We (individuals) can’t avoid contributing to the problem because we need (or at least want) the products that create the costs and well as environmental and health problems. For example, we want olive oil, but are trapped by the economics of the thing. We want good quality oil at a “low” price. We shop for price, we look at price rather than environmental cost – so pick up the less expensive ones. That means the processors will try to keep the prices low enough to win the most sales, meaning they won’t implement expensive fixes to their environmental problems – if they do, their prices will go up, their sales will go down and they are out of business. We can’t buy the “correct” product because we have no information, and because we also have budgets. There is no “solution” to this in a “free” market. The costs will always be avoided by the consumers and producers, and the costs will always be passed forward to the society (and environment). The “customer” will pay for these costs, but it will be in terms of increased taxes to fix the problems, and a degraded lifestyle somewhere down the road. Unfortunately there is not a clear tie for the individual customer between the cost of their purchase and the eventual fully loaded cost of their decision. The ones that have the savings are seldom the same as those that pay for the external costs.
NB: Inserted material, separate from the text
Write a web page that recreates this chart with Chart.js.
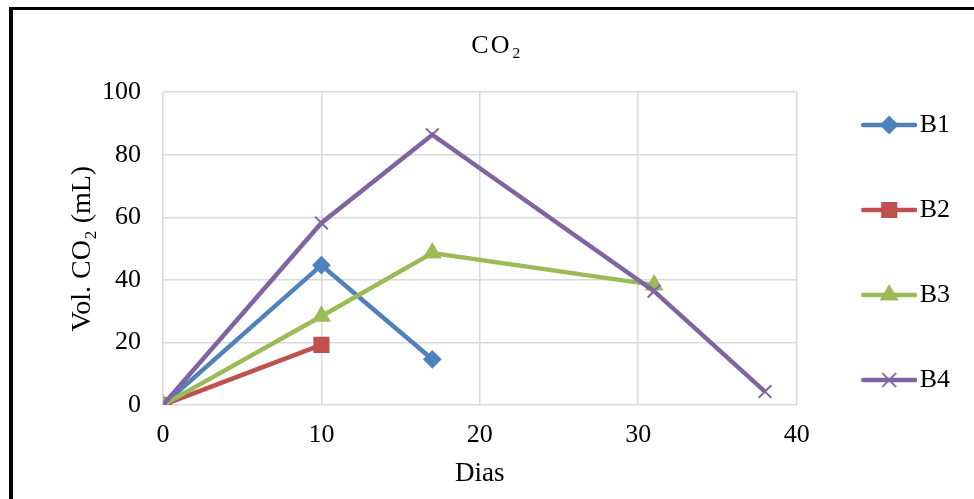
<!DOCTYPE html>
<html>
<head>
<meta charset="utf-8">
<script src="https://cdn.jsdelivr.net/npm/chart.js@4/dist/chart.umd.min.js"></script>
<style>
  html, body { margin: 0; padding: 0; background: #fff; }
  #wrap { position: relative; width: 974px; height: 499px; overflow: hidden; }
  #c { position: absolute; left: 0; top: 0; }
  #frame { position: absolute; left: 9px; top: 7px; width: 980px; height: 489px;
           border-left: 4px solid #000; border-top: 3px solid #000; border-bottom: 1px solid #e3e3e3;
           pointer-events: none; }
</style>
</head>
<body>
<div id="wrap">
  <canvas id="c" width="974" height="499"></canvas>
  <div id="frame"></div>
</div>
<script>
// ---- data ----
const days = [0, 10, 17, 31, 38];
const seriesNames = ['B1', 'B2', 'B3', 'B4'];
const B1 = [0, 44.7, 14.6, null, null];
const B2 = [0, 19.2, null, null, null];
const B3 = [0, 28.4, 48.6, 38.4, null];
const B4 = [0, 58.2, 86.4, 36.4, 4.3];
const xTicks = [0, 10, 20, 30, 40];
const yTicks = [0, 20, 40, 60, 80, 100];

const colors = ['#4F81BD', '#C0504D', '#9BBB59', '#8064A2'];
const styles = ['rectRot', 'rect', 'triangle', 'crossRot'];
const radii = [8, 10, 9, 9];
const pbw = [2, 2, 2, 2];

function pts(vals) {
  return days.map((d, i) => ({ x: d, y: vals[i] })).filter(p => p.y !== null);
}
const allSeries = [B1, B2, B3, B4];

const FONT = 'Liberation Serif, Times New Roman, serif';

// legend icons (line + marker) drawn with Chart.js helpers
function makeIcon(i) {
  const cv = document.createElement('canvas');
  cv.width = 72; cv.height = 26;
  const ctx = cv.getContext('2d');
  ctx.strokeStyle = colors[i];
  ctx.lineWidth = 4.5;
  ctx.lineCap = 'round';
  ctx.beginPath();
  ctx.moveTo(18, 13);
  ctx.lineTo(70, 13);
  ctx.stroke();
  ctx.fillStyle = colors[i];
  ctx.strokeStyle = colors[i];
  ctx.lineWidth = pbw[i];
  Chart.helpers.drawPoint(ctx, { pointStyle: styles[i], radius: radii[i], borderWidth: pbw[i], rotation: 0 }, 44, 13);
  return cv;
}

const datasets = allSeries.map((vals, i) => ({
  label: seriesNames[i],
  data: pts(vals),
  borderColor: colors[i],
  backgroundColor: colors[i],
  borderWidth: 4.5,
  pointStyle: styles[i],
  pointRadius: radii[i],
  pointBorderWidth: pbw[i],
  pointBackgroundColor: colors[i],
  pointBorderColor: colors[i],
  tension: 0,
  order: 4 - i
}));

const icons = [0, 1, 2, 3].map(makeIcon);

new Chart(document.getElementById('c'), {
  type: 'line',
  data: { datasets },
  options: {
    responsive: false,
    animation: false,
    devicePixelRatio: 1,
    layout: { padding: { left: 32, right: 14, top: 6, bottom: 0 } },
    plugins: {
      tooltip: { enabled: false },
      title: {
        display: true,
        text: 'C\u200AO\u200A\u2082',
        color: '#000',
        font: { family: FONT, size: 26, weight: 'normal' },
        padding: { top: 25, bottom: 30 }
      },
      legend: {
        position: 'right',
        align: 'center',
        labels: {
          color: '#000',
          font: { family: FONT, size: 26 },
          usePointStyle: true,
          pointStyleWidth: 51,
          padding: 59,
          sort: (a, b) => a.datasetIndex - b.datasetIndex,
          generateLabels: (chart) => {
            const items = Chart.defaults.plugins.legend.labels.generateLabels(chart);
            return items.map(it => Object.assign({}, it, { pointStyle: icons[it.datasetIndex], lineWidth: 0 }));
          }
        }
      }
    },
    scales: {
      x: {
        type: 'linear',
        min: 0, max: 40,
        afterBuildTicks: (s) => { s.ticks = xTicks.map(v => ({ value: v })); },
        afterFit: (s) => { s.height = 94; },
        grid: { color: '#d9d9d9', lineWidth: 1.5, drawTicks: false },
        border: { display: false },
        ticks: { color: '#000', font: { family: FONT, size: 26 }, padding: 15, maxRotation: 0 },
        title: { display: true, text: 'Dias', color: '#000', font: { family: FONT, size: 27 }, padding: { top: 0, bottom: 9 } }
      },
      y: {
        min: 0, max: 100,
        afterBuildTicks: (s) => { s.ticks = yTicks.map(v => ({ value: v })); },
        afterFit: (s) => { s.width = 131; },
        grid: { color: '#d9d9d9', lineWidth: 1.5, drawTicks: false },
        border: { display: false },
        ticks: { color: '#000', font: { family: FONT, size: 26 }, padding: 22 },
        title: { display: true, text: 'Vol. CO\u2082 (mL)', color: '#000', font: { family: FONT, size: 28 }, padding: { top: 34, bottom: 0 } }
      }
    }
  }
});
</script>
</body>
</html>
What is the solution? The first thing that springs to mind is regulation, lots and lots of regulations. Tiny regulations, specific regulations, millions of “can does” and “can’t does”. This approach not only does not work, it cannot work. There are too many things to consider, there are too many powerful lobbyists, things are changing far too fast to ever have nearly enough regulations to cover everything we do. It is practically impossible. What would work? I am not sure, but it seems that the decision of whether or not to produce something, and how to do that, should be tied to “proving” ahead of time that there will be no damages or costs to society or the environment. Should damage occur, then any after-the-facts costs should be paid entirely by those that caused the problems – plus appropriate penalties. Somehow or another we need to shift the responsibility for “doing the right thing” to those that are doing the things. Competition between provides should all have the same constraints – they have to be able to do it properly, not lower their prices by “cheating” or passing the costs on to future generations.